Implementation:Ucbepic Docetl Directive ChunkHeaderSummary
| Knowledge Sources | |
|---|---|
| Domains | Pipeline_Optimization, LLM_Operations |
| Last Updated | 2026-02-08 00:00 GMT |
Overview
Concrete tool for enhancing a Split-Gather pipeline with header extraction and chunk summarization provided by the DocETL reasoning optimizer.
Description
The ChunkHeaderSummaryDirective class transforms an existing Split -> Gather pipeline by inserting a Map operation between them that extracts headers and creates summaries from each chunk. The Gather operation is then modified to use summaries for middle chunks and headers for document structure. This directive enhances chunking pipelines with header extraction and chunk summarization capabilities for hierarchically structured documents.
Usage
The MOAR agent applies this directive when there is an existing chunking pipeline (Split -> Gather) processing documents with clear hierarchical structure (legal contracts, technical manuals, research papers), and it is evident that chunk-level analysis is not accurate because the chunk needs headers and summaries from other chunks to make sense.
Code Reference
Source Location
- Repository: Ucbepic_Docetl
- File: docetl/reasoning_optimizer/directives/chunk_header_summary.py
- Lines: 1-348
Signature
class ChunkHeaderSummaryDirective(Directive):
name = "chunk_header_summary"
description = "Transforms Split -> Gather into Split -> Map -> Gather with header extraction and chunk summarization."

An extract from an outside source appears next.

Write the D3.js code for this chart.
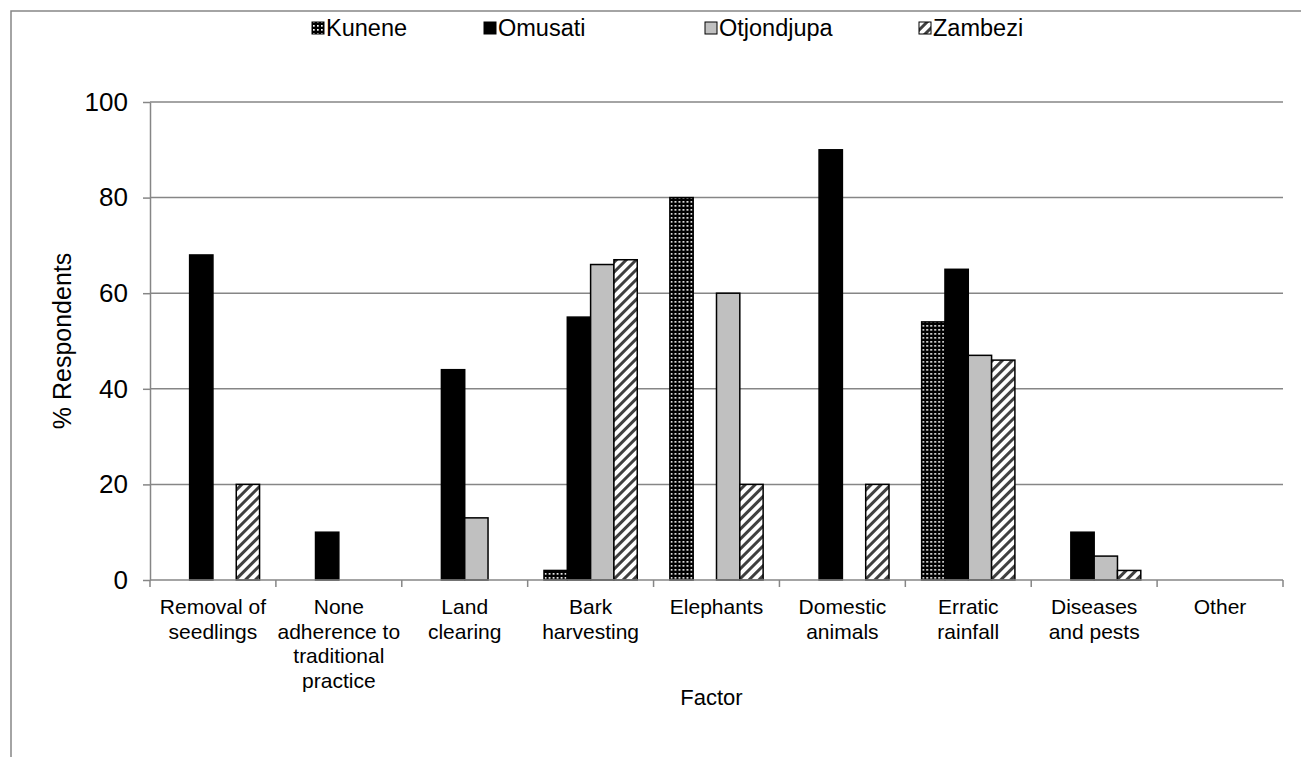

def check_applicability(self, ...) -> Tuple[bool, str]: ...
def apply(self, ...) -> Tuple[List[Dict], List[Dict], str, dict]: ...
Import
from docetl.reasoning_optimizer.directives.chunk_header_summary import ChunkHeaderSummaryDirective
I/O Contract
Inputs
| Name | Type | Required | Description |
|---|---|---|---|
| op_config | Dict | Yes | Operation configuration to transform |
| pipeline_ops | List[Dict] | Yes | Full pipeline operations list |
| op_idx | int | Yes | Index of target operation |
| dataset_descriptions | Dict | Yes | Dataset schema descriptions |
Outputs
| Name | Type | Description |
|---|---|---|
| new_ops | List[Dict] | Transformed operation configs |
| new_steps | List[Dict] | Updated pipeline steps |
| explanation | str | Human-readable description of changes |
| metadata | dict | Additional metadata about the transformation |
Usage Examples
# Directives are typically invoked by the MOAR agent automatically
# Example of manual invocation:
from docetl.reasoning_optimizer.directives.chunk_header_summary import ChunkHeaderSummaryDirective
directive = ChunkHeaderSummaryDirective()
applicable, reason = directive.check_applicability(op_config, pipeline_ops, op_idx, dataset_descriptions)
if applicable:
new_ops, new_steps, explanation, metadata = directive.apply(op_config, pipeline_ops, op_idx, dataset_descriptions)